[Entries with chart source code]
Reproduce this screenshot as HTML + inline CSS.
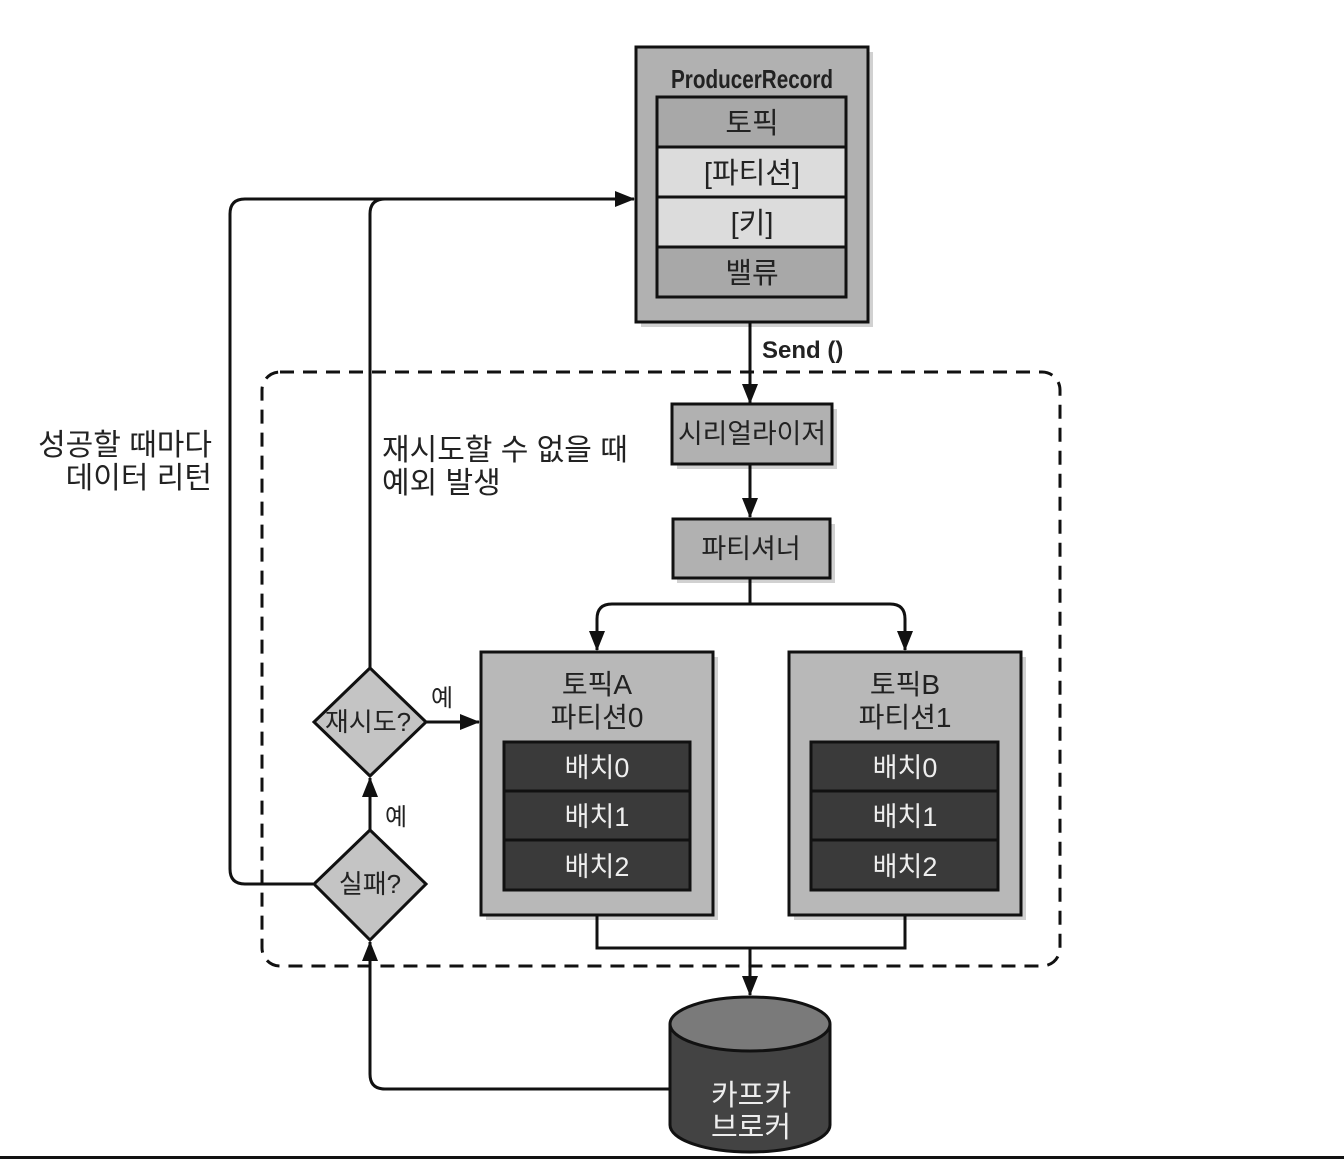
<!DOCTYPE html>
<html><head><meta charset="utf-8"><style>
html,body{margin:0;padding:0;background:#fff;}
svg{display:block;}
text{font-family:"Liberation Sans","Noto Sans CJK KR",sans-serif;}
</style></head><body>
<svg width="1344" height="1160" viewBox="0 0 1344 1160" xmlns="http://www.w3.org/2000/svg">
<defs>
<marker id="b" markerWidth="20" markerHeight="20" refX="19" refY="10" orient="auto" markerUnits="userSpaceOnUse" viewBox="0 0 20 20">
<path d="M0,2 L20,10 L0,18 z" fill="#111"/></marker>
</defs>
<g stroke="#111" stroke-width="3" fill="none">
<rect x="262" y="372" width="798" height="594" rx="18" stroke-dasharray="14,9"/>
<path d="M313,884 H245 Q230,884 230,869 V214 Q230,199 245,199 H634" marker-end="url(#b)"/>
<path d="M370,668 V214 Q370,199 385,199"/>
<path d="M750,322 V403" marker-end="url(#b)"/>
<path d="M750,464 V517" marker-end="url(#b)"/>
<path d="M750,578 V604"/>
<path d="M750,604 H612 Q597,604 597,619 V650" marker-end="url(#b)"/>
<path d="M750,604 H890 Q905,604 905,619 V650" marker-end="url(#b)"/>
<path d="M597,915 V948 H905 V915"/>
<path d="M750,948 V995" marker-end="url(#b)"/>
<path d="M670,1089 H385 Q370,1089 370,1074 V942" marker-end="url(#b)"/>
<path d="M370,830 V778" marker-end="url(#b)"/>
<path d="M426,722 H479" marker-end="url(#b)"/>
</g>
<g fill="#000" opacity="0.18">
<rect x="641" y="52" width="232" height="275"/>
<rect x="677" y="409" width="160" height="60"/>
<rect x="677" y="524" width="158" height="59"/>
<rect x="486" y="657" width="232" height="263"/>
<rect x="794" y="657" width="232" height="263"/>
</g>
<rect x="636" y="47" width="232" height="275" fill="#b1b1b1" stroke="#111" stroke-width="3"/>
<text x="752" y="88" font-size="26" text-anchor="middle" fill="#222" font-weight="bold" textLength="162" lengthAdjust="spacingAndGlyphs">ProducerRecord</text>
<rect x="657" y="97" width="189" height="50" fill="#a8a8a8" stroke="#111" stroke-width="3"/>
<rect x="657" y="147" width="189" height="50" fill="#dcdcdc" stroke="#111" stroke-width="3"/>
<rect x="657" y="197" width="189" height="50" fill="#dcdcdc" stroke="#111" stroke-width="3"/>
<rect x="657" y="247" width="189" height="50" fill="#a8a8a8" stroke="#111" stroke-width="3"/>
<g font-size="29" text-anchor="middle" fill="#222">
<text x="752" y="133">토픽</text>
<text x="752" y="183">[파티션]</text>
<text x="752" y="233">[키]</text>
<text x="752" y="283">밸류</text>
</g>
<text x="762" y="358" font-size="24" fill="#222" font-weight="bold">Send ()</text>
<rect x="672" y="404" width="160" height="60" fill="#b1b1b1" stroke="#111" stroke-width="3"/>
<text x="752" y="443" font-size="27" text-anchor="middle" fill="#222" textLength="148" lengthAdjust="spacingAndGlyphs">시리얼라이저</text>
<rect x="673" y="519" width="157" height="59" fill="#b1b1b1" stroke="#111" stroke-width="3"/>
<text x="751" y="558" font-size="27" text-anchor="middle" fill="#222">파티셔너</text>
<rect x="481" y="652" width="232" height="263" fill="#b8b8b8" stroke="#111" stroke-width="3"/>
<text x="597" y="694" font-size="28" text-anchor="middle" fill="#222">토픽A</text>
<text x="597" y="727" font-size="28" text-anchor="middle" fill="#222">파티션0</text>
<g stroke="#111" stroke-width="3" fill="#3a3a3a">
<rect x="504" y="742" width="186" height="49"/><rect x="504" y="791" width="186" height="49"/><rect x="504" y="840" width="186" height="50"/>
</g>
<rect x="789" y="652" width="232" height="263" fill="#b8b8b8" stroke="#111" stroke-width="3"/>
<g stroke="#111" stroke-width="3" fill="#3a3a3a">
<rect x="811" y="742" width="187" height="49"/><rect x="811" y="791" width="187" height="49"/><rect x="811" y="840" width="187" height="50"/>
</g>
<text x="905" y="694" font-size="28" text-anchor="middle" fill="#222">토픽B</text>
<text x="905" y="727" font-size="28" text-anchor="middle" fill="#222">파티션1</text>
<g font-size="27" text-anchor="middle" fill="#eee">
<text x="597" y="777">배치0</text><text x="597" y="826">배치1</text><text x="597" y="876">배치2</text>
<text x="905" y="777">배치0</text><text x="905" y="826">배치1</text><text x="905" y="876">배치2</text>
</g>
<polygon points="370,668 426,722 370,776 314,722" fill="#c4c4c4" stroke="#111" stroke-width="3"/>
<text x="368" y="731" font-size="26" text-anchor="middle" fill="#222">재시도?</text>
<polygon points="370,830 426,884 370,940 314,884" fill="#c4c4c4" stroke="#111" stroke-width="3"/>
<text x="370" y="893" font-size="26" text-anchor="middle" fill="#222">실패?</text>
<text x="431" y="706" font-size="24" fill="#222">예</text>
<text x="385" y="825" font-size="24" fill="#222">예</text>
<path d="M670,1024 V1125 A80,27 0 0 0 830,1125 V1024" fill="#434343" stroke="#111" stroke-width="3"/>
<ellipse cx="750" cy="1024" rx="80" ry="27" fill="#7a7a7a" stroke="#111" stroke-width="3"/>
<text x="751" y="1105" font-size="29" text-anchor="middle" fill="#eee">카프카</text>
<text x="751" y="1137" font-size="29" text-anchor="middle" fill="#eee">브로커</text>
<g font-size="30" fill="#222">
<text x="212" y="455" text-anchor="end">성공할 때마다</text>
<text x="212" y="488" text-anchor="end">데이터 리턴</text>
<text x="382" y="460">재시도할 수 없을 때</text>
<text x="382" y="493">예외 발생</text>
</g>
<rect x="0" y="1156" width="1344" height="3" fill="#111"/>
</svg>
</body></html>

---

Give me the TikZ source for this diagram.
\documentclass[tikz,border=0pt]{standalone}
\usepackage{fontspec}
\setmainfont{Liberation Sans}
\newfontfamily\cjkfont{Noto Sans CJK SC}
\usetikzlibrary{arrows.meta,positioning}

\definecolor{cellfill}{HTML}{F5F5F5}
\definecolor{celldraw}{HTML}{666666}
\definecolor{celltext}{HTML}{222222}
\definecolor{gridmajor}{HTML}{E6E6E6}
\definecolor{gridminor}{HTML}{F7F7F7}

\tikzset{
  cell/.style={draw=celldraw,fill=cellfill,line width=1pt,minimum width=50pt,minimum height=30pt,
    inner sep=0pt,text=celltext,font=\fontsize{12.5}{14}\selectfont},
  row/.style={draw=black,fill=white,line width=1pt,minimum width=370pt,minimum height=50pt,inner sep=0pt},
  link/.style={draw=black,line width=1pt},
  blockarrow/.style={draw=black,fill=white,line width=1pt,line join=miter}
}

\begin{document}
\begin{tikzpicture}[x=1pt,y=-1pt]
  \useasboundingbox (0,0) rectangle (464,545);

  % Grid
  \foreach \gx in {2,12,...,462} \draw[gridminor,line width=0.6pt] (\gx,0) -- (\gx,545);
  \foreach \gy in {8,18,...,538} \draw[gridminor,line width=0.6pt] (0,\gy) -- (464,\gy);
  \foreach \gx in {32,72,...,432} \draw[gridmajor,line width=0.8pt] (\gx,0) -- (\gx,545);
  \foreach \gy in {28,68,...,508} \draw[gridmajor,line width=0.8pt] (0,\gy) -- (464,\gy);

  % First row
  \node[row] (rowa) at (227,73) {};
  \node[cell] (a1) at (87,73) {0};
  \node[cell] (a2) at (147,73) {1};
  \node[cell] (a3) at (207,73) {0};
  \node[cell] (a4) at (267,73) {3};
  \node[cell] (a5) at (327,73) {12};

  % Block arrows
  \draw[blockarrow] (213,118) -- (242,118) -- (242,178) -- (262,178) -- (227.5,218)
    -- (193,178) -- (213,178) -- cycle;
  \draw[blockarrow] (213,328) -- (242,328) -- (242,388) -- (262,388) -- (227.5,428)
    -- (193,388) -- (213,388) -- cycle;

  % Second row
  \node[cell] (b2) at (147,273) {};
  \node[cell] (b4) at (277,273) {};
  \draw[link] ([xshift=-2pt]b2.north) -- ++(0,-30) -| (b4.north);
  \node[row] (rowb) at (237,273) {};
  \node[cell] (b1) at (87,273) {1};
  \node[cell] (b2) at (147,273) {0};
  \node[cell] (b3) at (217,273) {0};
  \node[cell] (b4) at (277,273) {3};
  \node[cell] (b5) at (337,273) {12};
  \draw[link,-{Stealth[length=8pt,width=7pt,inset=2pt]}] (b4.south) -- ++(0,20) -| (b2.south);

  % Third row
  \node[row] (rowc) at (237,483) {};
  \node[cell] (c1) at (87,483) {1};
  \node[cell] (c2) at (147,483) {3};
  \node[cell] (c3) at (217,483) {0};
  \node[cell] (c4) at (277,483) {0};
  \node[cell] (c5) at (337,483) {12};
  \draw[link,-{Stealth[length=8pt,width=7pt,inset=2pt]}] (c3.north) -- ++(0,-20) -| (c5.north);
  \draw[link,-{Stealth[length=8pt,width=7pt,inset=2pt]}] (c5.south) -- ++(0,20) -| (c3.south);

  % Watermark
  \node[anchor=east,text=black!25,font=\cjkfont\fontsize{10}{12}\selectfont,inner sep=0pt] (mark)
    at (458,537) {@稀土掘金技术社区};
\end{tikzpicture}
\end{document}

:: Given problem ::
Output exactly those lines that lie from the line with "Give me the TikZ source for this diagram." through the line with "width=0.8pt] (0,\gy) -- (464,\gy);", with both of those lines included.

:: Solution for this exercise ::
Give me the TikZ source for this diagram.
\documentclass[tikz,border=0pt]{standalone}
\usepackage{fontspec}
\setmainfont{Liberation Sans}
\newfontfamily\cjkfont{Noto Sans CJK SC}
\usetikzlibrary{arrows.meta,positioning}

\definecolor{cellfill}{HTML}{F5F5F5}
\definecolor{celldraw}{HTML}{666666}
\definecolor{celltext}{HTML}{222222}
\definecolor{gridmajor}{HTML}{E6E6E6}
\definecolor{gridminor}{HTML}{F7F7F7}

\tikzset{
  cell/.style={draw=celldraw,fill=cellfill,line width=1pt,minimum width=50pt,minimum height=30pt,
    inner sep=0pt,text=celltext,font=\fontsize{12.5}{14}\selectfont},
  row/.style={draw=black,fill=white,line width=1pt,minimum width=370pt,minimum height=50pt,inner sep=0pt},
  link/.style={draw=black,line width=1pt},
  blockarrow/.style={draw=black,fill=white,line width=1pt,line join=miter}
}

\begin{document}
\begin{tikzpicture}[x=1pt,y=-1pt]
  \useasboundingbox (0,0) rectangle (464,545);

  % Grid
  \foreach \gx in {2,12,...,462} \draw[gridminor,line width=0.6pt] (\gx,0) -- (\gx,545);
  \foreach \gy in {8,18,...,538} \draw[gridminor,line width=0.6pt] (0,\gy) -- (464,\gy);
  \foreach \gx in {32,72,...,432} \draw[gridmajor,line width=0.8pt] (\gx,0) -- (\gx,545);
  \foreach \gy in {28,68,...,508} \draw[gridmajor,line width=0.8pt] (0,\gy) -- (464,\gy);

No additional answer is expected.